終盤、横浜の猛攻に耐えて価値ある勝ち点1をゲット

 試合終盤は両チームの気迫溢れるプレーの応酬だった。横浜がCKを獲得したときは何度前節の苦い記憶がよぎったことか。高さのある瀬沼もいたのでクロスボールが上がる度に栃木サポーターはヒヤヒヤしていたことだろう。

 ただ、栃木は前節をバネにパウロンや服部を中心に全員守備でボールを跳ね返し、最後の最後のドミンゲスのシュートも何とか枠外に打たせるなど運にも助けられた。試合はこのシュートを最後に、0-0のスコアレスドローで終了した。終盤の横浜の猛攻、そして前節からの改善を考えれば、十分価値ある勝ち点1だ。

 

 

最後に

 対戦相手の横浜はチーム状況的に前節のヴェルディと重なるところがあり、ホーム連戦となる栃木にとってはまさに前節の反省を生かす試合になった。攻撃面では引き続き課題を残したが、クリーンシートで終えた守備は改善の成果が表れただろう。今シーズン2試合ともスコアレスドローとなったこの対戦カードの決着は、また来季つけたいところだ。

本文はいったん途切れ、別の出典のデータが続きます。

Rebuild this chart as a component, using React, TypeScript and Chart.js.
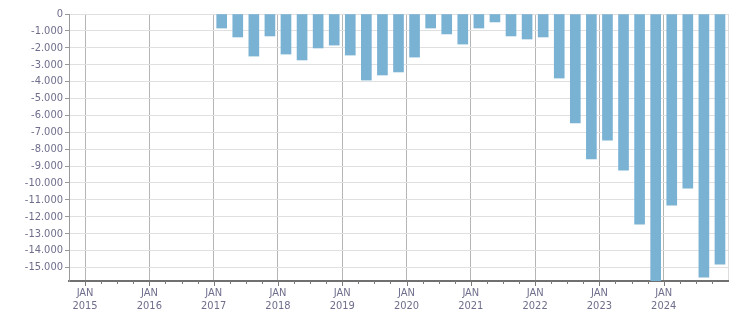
import React, { useEffect, useRef } from "react";
import { Chart, registerables } from "chart.js";

Chart.register(...registerables);

const quarters: string[] = [
  "2017 Q1", "2017 Q2", "2017 Q3", "2017 Q4",
  "2018 Q1", "2018 Q2", "2018 Q3", "2018 Q4",
  "2019 Q1", "2019 Q2", "2019 Q3", "2019 Q4",
  "2020 Q1", "2020 Q2", "2020 Q3", "2020 Q4",
  "2021 Q1", "2021 Q2", "2021 Q3", "2021 Q4",
  "2022 Q1", "2022 Q2", "2022 Q3", "2022 Q4",
  "2023 Q1", "2023 Q2", "2023 Q3", "2023 Q4",
  "2024 Q1", "2024 Q2", "2024 Q3", "2024 Q4",
];

const values: number[] = [
  -830, -1360, -2490, -1300,
  -2370, -2720, -2010, -1840,
  -2430, -3910, -3610, -3430,
  -2550, -830, -1180, -1780,
  -830, -470, -1300, -1480,
  -1360, -3790, -6450, -8580,
  -7460, -9240, -12430, -15780,
  -11310, -10300, -15570, -14800,
];

const yTickValues: number[] = [
  0, -1000, -2000, -3000, -4000, -5000, -6000, -7000,
  -8000, -9000, -10000, -11000, -12000, -13000, -14000, -15000,
];

const X_MIN = 2014.75;
const X_MAX = 2025;
const Y_MIN = -15800;
const Y_MAX = 0;

const TEXT_COLOR = "#6e6e8c";
const FONT = { family: "'DejaVu Sans Condensed', 'Liberation Sans', sans-serif", size: 11 };

function fmt(v: number): string {
  const n = Math.round(Math.abs(v));
  const thousands = Math.floor(n / 1000);
  const rest = n % 1000;
  const s = thousands > 0 ? thousands + "." + String(rest).padStart(3, "0") : String(rest);
  return (v < 0 ? "-" : "") + s;
}

function quarterToX(q: string): number {
  const [y, qq] = q.split(" Q");
  return Number(y) + (Number(qq) - 1) * 0.25 + 0.125;
}

const isYear = (v: number) => Math.abs(v - Math.round(v)) < 1e-6;

const tickPlugin = {
  id: "quarterTicks",
  afterDraw(chart: any) {
    const xs = chart.scales.x;
    const ctx = chart.ctx;
    const bottom = chart.chartArea.bottom;
    ctx.save();
    ctx.strokeStyle = "#7a7a7a";
    ctx.lineWidth = 1;
    xs.ticks.forEach((t: any) => {
      if (t.value <= X_MIN + 1e-6 || t.value >= X_MAX - 1e-6) return;
      const px = Math.round(xs.getPixelForValue(t.value)) + 0.5;
      const len = isYear(t.value) ? 5 : 3;
      ctx.beginPath();
      ctx.moveTo(px, bottom);
      ctx.lineTo(px, bottom + len);
      ctx.stroke();
    });
    ctx.restore();
  },
};

export default function App() {
  const ref = useRef<HTMLCanvasElement | null>(null);

  useEffect(() => {
    if (!ref.current) return;
    const data = quarters.map((q, i) => ({ x: quarterToX(q), y: values[i] }));
    const chart = new Chart(ref.current, {
      type: "bar",
      data: {
        datasets: [
          {
            data: data as any,
            backgroundColor: "#7ab2d4",
            borderWidth: 0,
            barThickness: 10,
          },
        ],
      },
      plugins: [tickPlugin],
      options: {
        animation: false,
        responsive: true,
        maintainAspectRatio: false,
        layout: { padding: { top: 14, right: 23, left: 0, bottom: 0 } },
        plugins: { legend: { display: false }, tooltip: { enabled: false } },
        scales: {
          x: {
            type: "linear",
            offset: false,
            min: X_MIN,
            max: X_MAX,
            afterFit: (s: any) => {
              s.height = 32;
            },
            ticks: {
              stepSize: 0.25,
              autoSkip: false,
              maxRotation: 0,
              padding: 1,
              color: TEXT_COLOR,
              font: { ...FONT, lineHeight: 1.15 },
              callback: (v: any) => (isYear(Number(v)) && Number(v) < X_MAX ? ["JAN", String(Math.round(Number(v)))] : ""),
            },
            grid: {
              offset: false,
              drawTicks: true,
              tickLength: 5,
              tickColor: "rgba(0,0,0,0)",
              color: (c: any) => {
                const v = c.tick ? c.tick.value : 0;
                if (Math.abs(v - X_MAX) < 1e-6) return "#dddddd";
                if (v <= X_MIN + 1e-6) return "rgba(0,0,0,0)";
                return isYear(v) ? "#b5b5b5" : "rgba(0,0,0,0)";
              },
            },
            border: { display: true, color: "#707070", width: 2 },
          },
          y: {
            type: "linear",
            min: Y_MIN,
            max: Y_MAX,
            afterFit: (s: any) => {
              s.width = 69;
            },
            afterBuildTicks: (s: any) => {
              s.ticks = yTickValues.map((v) => ({ value: v }));
            },
            ticks: {
              autoSkip: false,
              padding: 2,
              color: TEXT_COLOR,
              font: FONT,
              callback: (v: any) => fmt(Number(v)),
            },
            grid: {
              color: "#e0e0e0",
              tickColor: "#999999",
              tickLength: 4,
            },
            border: { display: true, color: "#9a9a9a", width: 1 },
          },
        },
      },
    });
    return () => chart.destroy();
  }, []);

  return (
    <div style={{ position: "fixed", left: 0, top: 0, width: 751, height: 313 }}>
      <canvas ref={ref} />
    </div>
  );
}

 栃木の次の相手は大宮アルディージャ。横浜と同じくプレーオフ圏につけ、自動昇格圏を狙う強豪チームである。栃木としてはこれまで通りの堅い守備を維持しつつ、カウンターで一発を仕留めて勝利したい。そのためには多くの栃木サポーターの声援が必要となってくる。大宮は十分近い。みんなでNACK5スタジアムに乗り込もう!!